Uncertainty Propagation in Models for Dynamic Nonlinear Systems: Methods and Applications

In the context of engineering and science, nonlinear dynamic models often involve uncertain quantities. For example, in an initial value problem (IVP) described by a system of ordinary differential equations (ODEs), the initial conditions may be uncertain, and there may be uncertain parameters in the ODE model. Determining the effect of such uncertainties on the model outputs is clearly an important issue. To address this problem requires first that an appropriate representation of the uncertain quantities be chosen, and then that these be propagated through the nonlinear ODE model to determine the corresponding uncertainties in the model outputs. One approach for representing uncertainty is the use of fuzzy sets or fuzzy numbers. A new approach is described for the solution of nonlinear dynamic systems with parameters and/or initial states that are uncertain and represented by fuzzy sets or fuzzy numbers.

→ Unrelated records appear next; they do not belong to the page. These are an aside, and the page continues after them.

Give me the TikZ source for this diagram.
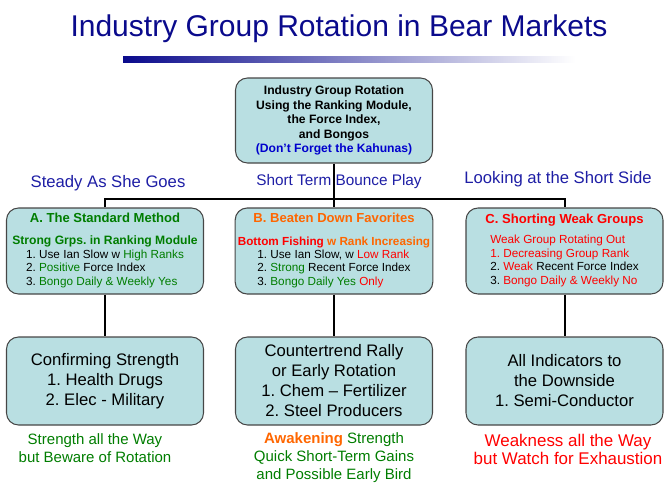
\documentclass[tikz,border=0pt]{standalone}
\usepackage{fontspec}
\setmainfont{Liberation Sans}
\usetikzlibrary{positioning}
\frenchspacing
\definecolor{navy}{RGB}{10,10,140}
\definecolor{labblue}{RGB}{30,30,165}
\definecolor{kblue}{RGB}{0,0,205}
\definecolor{grn}{RGB}{0,125,0}
\definecolor{orng}{RGB}{255,102,0}
\definecolor{redtxt}{RGB}{255,0,0}
\definecolor{boxfill}{RGB}{185,223,226}
\definecolor{boxline}{RGB}{70,70,70}

\begin{document}
\begin{tikzpicture}[x=0.75pt,y=-0.75pt,
  box/.style={draw=boxline, fill=boxfill, rounded corners=9pt, line width=0.8pt,
    minimum width=147.75pt, align=center, inner sep=2pt},
  midbox/.style={box, minimum height=64.5pt, font=\fontsize{8.8}{10.1}\selectfont},
  lowbox/.style={box, minimum height=66pt, font=\fontsize{12.5}{15}\selectfont},
  conn/.style={line width=1.5pt},
  heading/.style={text=labblue, font=\fontsize{12.5}{14}\selectfont},
  remark/.style={align=center, font=\fontsize{11.25}{13.5}\selectfont}]
\useasboundingbox (0,0) rectangle (672,489);

% title and bar
\node[text=navy, font=\fontsize{22.5}{26}\selectfont] (title) at (339,29) {Industry Group Rotation in Bear Markets};
\shade[left color=navy, middle color=navy!28, right color=white] (123,56) rectangle (575,62);

% top box
\node[box, minimum height=63.75pt, font=\bfseries\fontsize{9.1}{10.9}\selectfont] (top) at (334,120.5)
  {Industry Group Rotation\\Using the Ranking Module,\\the Force Index,\\and Bongos\\\textcolor{kblue}{(Don't Forget the Kahunas)}};

% headings
\node[heading] (hA) at (108,183) {Steady As She Goes};
\node[heading, font=\fontsize{11.5}{13}\selectfont] (hB) at (339,182) {Short Term Bounce Play};
\node[heading] (hC) at (558,179) {Looking at the Short Side};

% middle row
\node[midbox] (mA) at (105,251)
  {{\bfseries\fontsize{9.8}{11}\selectfont\color{grn}A. The Standard Method}\\[7pt]
   {\bfseries\fontsize{9.1}{10}\selectfont\color{grn}Strong Grps. in Ranking Module}\\
   \begin{tabular}{@{}l@{}}
   1. Use Ian Slow w \textcolor{grn}{High Ranks}\\
   2. \textcolor{grn}{Positive} Force Index\\
   3. \textcolor{grn}{Bongo Daily \& Weekly Yes}
   \end{tabular}};
\node[midbox] (mB) at (334,251)
  {{\bfseries\fontsize{9.8}{11}\selectfont\color{orng}B. Beaten Down Favorites}\\[7pt]
   {\bfseries\fontsize{8.8}{10}\selectfont\color{redtxt}Bottom Fishing \color{orng}w Rank Increasing}\\
   \begin{tabular}{@{}l@{}}
   1. Use Ian Slow, w \textcolor{redtxt}{Low Rank}\\
   2. \textcolor{grn}{Strong} Recent Force Index\\
   3. \textcolor{grn}{Bongo Daily Yes} \textcolor{redtxt}{Only}
   \end{tabular}};
\node[midbox] (mC) at (564.5,251)
  {{\bfseries\fontsize{9.8}{11}\selectfont\color{redtxt}C. Shorting Weak Groups}\\[5pt]
   \begin{tabular}{@{}l@{}}
   \textcolor{redtxt}{Weak Group Rotating Out}\\
   \textcolor{redtxt}{1. Decreasing Group Rank}\\
   2. \textcolor{redtxt}{Weak} Recent Force Index\\
   3. \textcolor{redtxt}{Bongo Daily \& Weekly No}
   \end{tabular}};

% bottom row
\node[lowbox] (lA) at (105,381) {Confirming Strength\\1. Health Drugs\\2. Elec - Military};
\node[lowbox] (lB) at (334,381) {Countertrend Rally\\or Early Rotation\\1. Chem -- Fertilizer\\2. Steel Producers};
\node[lowbox] (lC) at (564.5,381) {All Indicators to\\the Downside\\1. Semi-Conductor};

% connectors
\coordinate (split) at (334,199);
\draw[conn] (top) -- (mB);
\draw[conn] (mA.north) |- (split) -| (mC.north);
\draw[conn] (mA) -- (lA);
\draw[conn] (mB) -- (lB);
\draw[conn] (mC) -- (lC);

% remarks
\node[remark, text=grn] (rA) at (95,448.5) {Strength all the Way\\but Beware of Rotation};
\node[remark, text=grn] (rB) at (334,457.5)
  {\textcolor{orng}{\bfseries Awakening} Strength\\Quick Short-Term Gains\\and Possible Early Bird};
\node[remark, text=redtxt, font=\fontsize{12.7}{14}\selectfont] (rC) at (568,449.5)
  {Weakness all the Way\\but Watch for Exhaustion};
\end{tikzpicture}
\end{document}
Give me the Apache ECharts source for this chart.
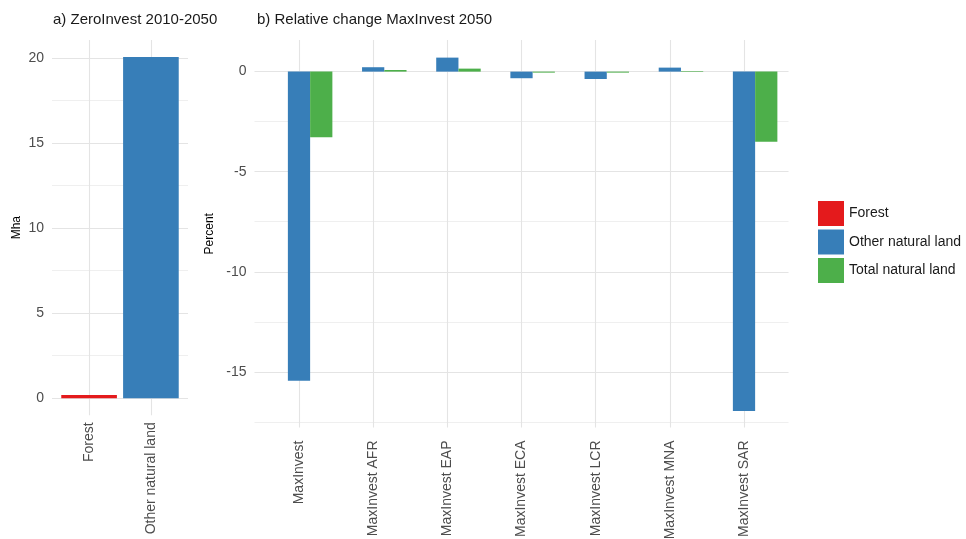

Unlike current methods, which address this problem through the use of sampling techniques and do not account rigorously for the effect of the uncertain quantities, the new approach is not based on sampling and provides mathematically and computationally rigorous results. These goals are achieved through the use of explicit analytic representations (Taylor models) of state variable bounds in terms of the uncertain quantities. Examples are given that demonstrate the use of this new approach and its computational performance. Alternative representations of uncertainty (i.e., probability boxes), and related deterministic methods are also discussed. Applications of our approach are drawn from ecological, bioreactor, and political science modeling, where initial populations, interaction parameters, apparent reaction rates, and other control variables are uncertain, and may be translated into either fuzzy numbers, or probability boxes. When these deterministic tools are not sufficient, we implement additional stochastic methods (i.e., first- and second-order Monte Carlo) to study global sensitivity for design and optimization. Such is the case of the transient regime of an open-loop absorption-refrigeration system. This comprehensive model advances the state of the art of simulating ionic liquid-water refrigeration machines during startup and shutdown, and can be used to fine-tune operating conditions and desired thermophysical properties for the absorbent.